Types of Lighting
There are three main types of lighting that are used in interior lighting design schemes. Although each has its own character and rules for usage, there is always an area of overlap when they are applied to real-world lighting situations:
General lighting - This makes the room usable when the sun goes down allowing you to walk around the room and carry out normal tasks safely and comfortably.
Task lighting - This is supplementary to general lighting and allows more specialised tasks such as reading or sewing in the living room or preparation and cooking in the kitchen to be tackled. Task lighting works best when used in conjunction with general lighting.
Accent lighting - This is used to augment the architecture of the room by picking out a piece of artwork or an interesting feature of a period interior. Sometimes successful accent lighting can be as simple as the flickering flames of a real log fire. The drama of accent lighting is often enhanced when the general lighting is extinguished.
Types of General Lighting
Pendant lights - This is a very traditional style of light. As the name suggests it usually hangs from the ceiling, normally in or near the centre of the room, with the light and its shade suspended by the electrical flex that supplies it. Pendant lights are always a compromise solution with the light being strongest below the fitting with the edges of the room remaining dimly lit. This is often perfectly acceptable, over a table in a dining room or kitchen-diner. In fact some modern pendants have a reel of cable built into the ceiling fitting allowing the light to be pulled down for occasions when the light needs to be focussed closer to the table.
Chandeliers - These are highly decorative versions of the pendant and have multiple light sources, originally supplied by candles, the light from which is typically deflected and refracted by crystal cut glass that makes up the body of the fitting. Due to their weight, chandeliers are supported by a chain which requires a solid fixing in the ceiling.
Wall lights - These should be considered as a supplement to general lighting and work best in more traditional schemes where their pedigree of electrified wall-sconces blends better with the overall look of the room. Modern lighting methods such as downlighters have all but made the wall light extinct. If you do use them, make sure that they are high enough up the wall to prevent people walking into them and try to arrange it so the lightbulb is not visible from the seating positions in the room.
Free-standing lamps - These generally fall into two categories, short and stubby table lamps or tall and skinny standard lamps. These are useful for creating an additional pool of light in a selected area of a room. Sometimes table lamps or standard lamps can serve as task lighting if positioned next to an armchair.
Down-lighters and up-lighters - Down-lighters are usually installed in the ceiling and a well-considered down-lighter scheme can make all other types of lighting unnecessary, especially if they are wired in groups that can be turned on and off and/or dimmed independently. Up-lighters can be installed in the floor or can be freestanding.

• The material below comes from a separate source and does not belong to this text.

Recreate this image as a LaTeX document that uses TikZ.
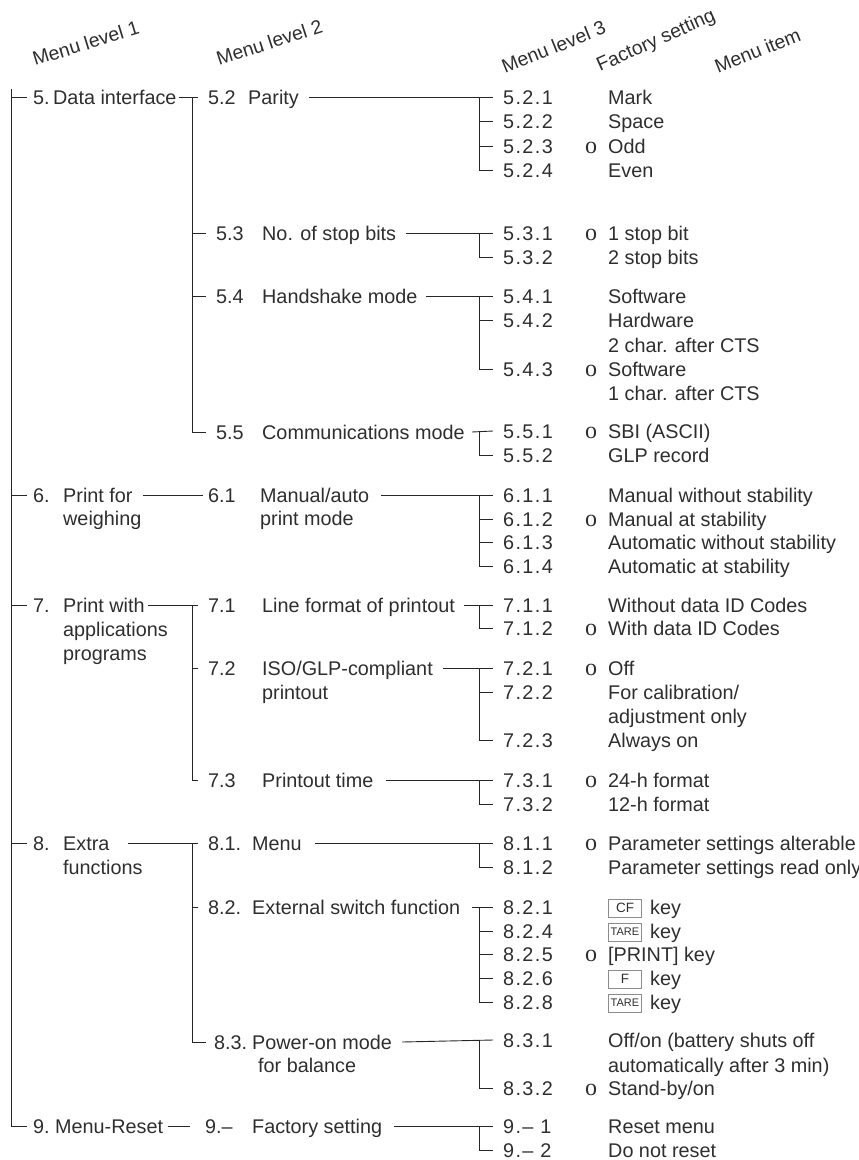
\documentclass[tikz,border=0pt]{standalone}
\usepackage{fontspec}
\setmainfont{Liberation Sans}
\newfontfamily\markfont{Liberation Serif}
\newfontfamily\numfont{Liberation Sans}[LetterSpace=7]
\begin{document}
\begin{tikzpicture}[x=1pt,y=-1pt,
  every node/.style={inner sep=0pt, text=black!82},
  txt/.style={anchor=west, text height=14.2pt, text depth=0pt, font=\fontsize{19.8}{24}\selectfont},
  num/.style={txt, font=\numfont\fontsize{19.8}{24}\selectfont},
  hdr/.style={anchor=base west, inner sep=0pt, font=\fontsize{19.4}{24}\selectfont},
  fmark/.style={anchor=center, text height=14.2pt, text depth=0pt, font=\markfont\fontsize{24}{24}\selectfont},
  keybox/.style={anchor=west, draw=black!45, line width=1pt, minimum width=33pt, minimum height=18pt, font=\fontsize{13.5}{14}\selectfont},
  tarebox/.style={keybox, font=\fontsize{11}{11}\selectfont},
  ln/.style={draw=black!85, line width=0.9pt}
]
\useasboundingbox (0,0) rectangle (859,1160);

% headers
\node[hdr, rotate=17] (h1) at (35,66) {Menu level 1};
\node[hdr, rotate=18] (h2) at (219,66) {Menu level 2};
\node[hdr, rotate=22] (h3) at (505,74) {Menu level 3};
\node[hdr, rotate=24] (h4) at (600,72) {Factory setting};
\node[hdr, rotate=22] (h5) at (718,74) {Menu item};

% level 1
\node[txt] (n5) at (33,97) {5.};
\node[txt] (l5) at (53,97) {Data interface};
\node[txt] (n6) at (33,495) {6.};
\node[txt] (l6) at (63,495) {Print for};
\node[txt] (l6b) at (63,518) {weighing};
\node[txt] (n7) at (33,605) {7.};
\node[txt] (l7) at (63,605) {Print with};
\node[txt] (l7b) at (63,629) {applications};
\node[txt] (l7c) at (63,653) {programs};
\node[txt] (n8) at (33,843) {8.};
\node[txt] (l8) at (63,843) {Extra};
\node[txt] (l8b) at (63,867) {functions};
\node[txt] (n9) at (33,1126) {9.};
\node[txt] (l9) at (55,1126) {Menu-Reset};

% level 2
\node[txt] (n52) at (208,97) {5.2};
\node[txt] (l52) at (248,97) {Parity};
\node[txt] (n53) at (216,233) {5.3};
\node[txt] (l53) at (262,233) {No. of stop bits};
\node[txt] (n54) at (216,296) {5.4};
\node[txt] (l54) at (262,296) {Handshake mode};
\node[txt] (n55) at (216,432) {5.5};
\node[txt] (l55) at (262,432) {Communications mode};
\node[txt] (n61) at (208,495) {6.1};
\node[txt] (l61) at (260,495) {Manual/auto};
\node[txt] (l61b) at (260,518) {print mode};
\node[txt] (n71) at (208,605) {7.1};
\node[txt] (l71) at (262,605) {Line format of printout};
\node[txt] (n72) at (208,668) {7.2};
\node[txt] (l72) at (262,668) {ISO/GLP-compliant};
\node[txt] (l72b) at (262,692) {printout};
\node[txt] (n73) at (208,780) {7.3};
\node[txt] (l73) at (262,780) {Printout time};
\node[txt] (n81) at (208,843) {8.1.};
\node[txt] (l81) at (252,843) {Menu};
\node[txt] (n82) at (208,907) {8.2.};
\node[txt] (l82) at (252,907) {External switch function};
\node[txt] (n83) at (214,1042) {8.3.};
\node[txt] (l83) at (252,1042) {Power-on mode};
\node[txt] (l83b) at (258,1065) {for balance};
\node[txt] (n9x) at (205,1126) {9.–};
\node[txt] (l9x) at (252,1126) {Factory setting};

% level 3 numbers
\node[num] (c521) at (503,97) {5.2.1};
\node[num] (c522) at (503,121) {5.2.2};
\node[num] (c523) at (503,146) {5.2.3};
\node[num] (c524) at (503,170) {5.2.4};
\node[num] (c531) at (503,233) {5.3.1};
\node[num] (c532) at (503,257) {5.3.2};
\node[num] (c541) at (503,296) {5.4.1};
\node[num] (c542) at (503,320) {5.4.2};
\node[num] (c543) at (503,369) {5.4.3};
\node[num] (c551) at (503,431) {5.5.1};
\node[num] (c552) at (503,455) {5.5.2};
\node[num] (c611) at (503,495) {6.1.1};
\node[num] (c612) at (503,519) {6.1.2};
\node[num] (c613) at (503,542) {6.1.3};
\node[num] (c614) at (503,566) {6.1.4};
\node[num] (c711) at (503,605) {7.1.1};
\node[num] (c712) at (503,628) {7.1.2};
\node[num] (c721) at (503,668) {7.2.1};
\node[num] (c722) at (503,692) {7.2.2};
\node[num] (c723) at (503,740) {7.2.3};
\node[num] (c731) at (503,780) {7.3.1};
\node[num] (c732) at (503,804) {7.3.2};
\node[num] (c811) at (503,843) {8.1.1};
\node[num] (c812) at (503,867) {8.1.2};
\node[num] (c821) at (503,907) {8.2.1};
\node[num] (c824) at (503,931) {8.2.4};
\node[num] (c825) at (503,954) {8.2.5};
\node[num] (c826) at (503,978) {8.2.6};
\node[num] (c828) at (503,1002) {8.2.8};
\node[num] (c831) at (503,1040) {8.3.1};
\node[num] (c832) at (503,1088) {8.3.2};
\node[num] (c91) at (503,1126) {9.– 1};
\node[num] (c92) at (503,1150) {9.– 2};

% factory marks
\foreach \nm/\yy in {f523/146, f531/233, f543/369, f551/431, f612/519, f712/628, f721/668, f731/780, f811/843, f825/954, f832/1088}
  \node[fmark] (\nm) at (591,\yy) {o};

% menu items
\node[txt] (i521) at (608,97) {Mark};
\node[txt] (i522) at (608,121) {Space};
\node[txt] (i523) at (608,146) {Odd};
\node[txt] (i524) at (608,170) {Even};
\node[txt] (i531) at (608,233) {1 stop bit};
\node[txt] (i532) at (608,257) {2 stop bits};
\node[txt] (i541) at (608,296) {Software};
\node[txt] (i542) at (608,320) {Hardware};
\node[txt] (i542b) at (608,345) {2 char. after CTS};
\node[txt] (i543) at (608,369) {Software};
\node[txt] (i543b) at (608,393) {1 char. after CTS};
\node[txt] (i551) at (608,431) {SBI (ASCII)};
\node[txt] (i552) at (608,455) {GLP record};
\node[txt] (i611) at (608,495) {Manual without stability};
\node[txt] (i612) at (608,519) {Manual at stability};
\node[txt] (i613) at (608,542) {Automatic without stability};
\node[txt] (i614) at (608,566) {Automatic at stability};
\node[txt] (i711) at (608,605) {Without data ID Codes};
\node[txt] (i712) at (608,628) {With data ID Codes};
\node[txt] (i721) at (608,668) {Off};
\node[txt] (i722) at (608,692) {For calibration/};
\node[txt] (i722b) at (608,716) {adjustment only};
\node[txt] (i723) at (608,740) {Always on};
\node[txt] (i731) at (608,780) {24-h format};
\node[txt] (i732) at (608,804) {12-h format};
\node[txt] (i811) at (608,843) {Parameter settings alterable};
\node[txt] (i812) at (608,867) {Parameter settings read only};
\node[keybox] (k821) at (608,908) {CF};
\node[txt] (i821) at (650,907) {key};
\node[tarebox] (k824) at (608,932) {TARE};
\node[txt] (i824) at (650,931) {key};
\node[txt] (i825) at (608,954) {[PRINT] key};
\node[keybox] (k826) at (608,979) {F};
\node[txt] (i826) at (650,978) {key};
\node[tarebox] (k828) at (608,1003) {TARE};
\node[txt] (i828) at (650,1002) {key};
\node[txt] (i831) at (608,1040) {Off/on (battery shuts off};
\node[txt] (i831b) at (608,1065) {automatically after 3 min)};
\node[txt] (i832) at (608,1088) {Stand-by/on};
\node[txt] (i91) at (608,1126) {Reset menu};
\node[txt] (i92) at (608,1150) {Do not reset};

% ---------- connectors ----------
\coordinate (v1) at (11,89);
\coordinate (v2) at (192,97);
\draw[ln] (v1) |- ([xshift=-6]n9.west);
\foreach \n in {n5,n6,n7,n8}
  \draw[ln] (v1 |- \n.west) -- ([xshift=-6]\n.west);

% level1 -> level2
\draw[ln] ([xshift=2]l5.east) -- ([xshift=-10]n52.west);
\draw[ln] (v2 |- n52.west) |- ([xshift=-10]n55.west);
\draw[ln] (v2 |- n53.west) -- ([xshift=-10]n53.west);
\draw[ln] (v2 |- n54.west) -- ([xshift=-10]n54.west);
\draw[ln] ([xshift=10]l6.east) -- ([xshift=-5]n61.west);
\draw[ln] ([xshift=3]l7.east) -- ([xshift=-10]n71.west);
\draw[ln] (v2 |- n71.west) |- ([xshift=-10]n73.west);
\draw[ln] (v2 |- n72.west) -- ([xshift=-10]n72.west);
\draw[ln] ([xshift=18]l8.east) -- ([xshift=-10]n81.west);
\draw[ln] (v2 |- n81.west) |- ([xshift=-8]n83.west);
\draw[ln] (v2 |- n82.west) -- ([xshift=-10]n82.west);
\draw[ln] ([xshift=5]l9.east) -- ([xshift=-15]n9x.west);

% level2 -> level3
\draw[ln] ([xshift=10]l52.east) -- ([xshift=-10]c521.west);
\draw[ln] ([xshift=-24]c521.west) |- ([xshift=-10]c524.west);
\foreach \c in {c522,c523} \draw[ln] ([xshift=-24]\c.west) -- ([xshift=-10]\c.west);

\draw[ln] ([xshift=10]l53.east) -- ([xshift=-10]c531.west);
\draw[ln] ([xshift=-24]c531.west) |- ([xshift=-10]c532.west);

\draw[ln] ([xshift=8]l54.east) -- ([xshift=-10]c541.west);
\draw[ln] ([xshift=-24]c541.west) |- ([xshift=-10]c543.west);
\draw[ln] ([xshift=-24]c542.west) -- ([xshift=-10]c542.west);

\draw[ln] ([xshift=7]l55.east) -- ([xshift=-10]c551.west);
\draw[ln] ([xshift=-24]c551.west) |- ([xshift=-10]c552.west);

\draw[ln] ([xshift=12]l61.east) -- ([xshift=-10]c611.west);
\draw[ln] ([xshift=-24]c611.west) |- ([xshift=-10]c614.west);
\foreach \c in {c612,c613} \draw[ln] ([xshift=-24]\c.west) -- ([xshift=-10]\c.west);

\draw[ln] ([xshift=9]l71.east) -- ([xshift=-10]c711.west);
\draw[ln] ([xshift=-24]c711.west) |- ([xshift=-10]c712.west);

\draw[ln] ([xshift=10]l72.east) -- ([xshift=-10]c721.west);
\draw[ln] ([xshift=-24]c721.west) |- ([xshift=-10]c723.west);
\draw[ln] ([xshift=-24]c722.west) -- ([xshift=-10]c722.west);

\draw[ln] ([xshift=12]l73.east) -- ([xshift=-10]c731.west);
\draw[ln] ([xshift=-24]c731.west) |- ([xshift=-10]c732.west);

\draw[ln] ([xshift=13]l81.east) -- ([xshift=-10]c811.west);
\draw[ln] ([xshift=-24]c811.west) |- ([xshift=-10]c812.west);

\draw[ln] ([xshift=12]l82.east) -- ([xshift=-10]c821.west);
\draw[ln] ([xshift=-24]c821.west) |- ([xshift=-10]c828.west);
\foreach \c in {c824,c825,c826} \draw[ln] ([xshift=-24]\c.west) -- ([xshift=-10]\c.west);

\draw[ln] ([xshift=10]l83.east) -- ([xshift=-10]c831.west);
\draw[ln] ([xshift=-24]c831.west) |- ([xshift=-10]c832.west);

\draw[ln] ([xshift=12]l9x.east) -- ([xshift=-10]c91.west);
\draw[ln] ([xshift=-24]c91.west) |- ([xshift=-10]c92.west);
\end{tikzpicture}
\end{document}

Up-lighting is often used to accent architectural houseplants.
Types of Task Lighting
Anglepoise - The classic form of task lighting is in effect a single spot or floodlamp supported on a flexible or jointed arm for precision positioning.
Track lighting - Track lighting allows a line of spotlamps to be supplied from a single electrical source. Typically the position of each spot can be adjusted along the length of the track and the direction of each spot can be manipulated.
Fluorescent lighting - Useful as a general form of task illumination in kitchens and garages. Always used under a diffusing shade to reduce the harsh nature of the light.
General and task lighting can be mixed and configured to act as accent and/or display lighting.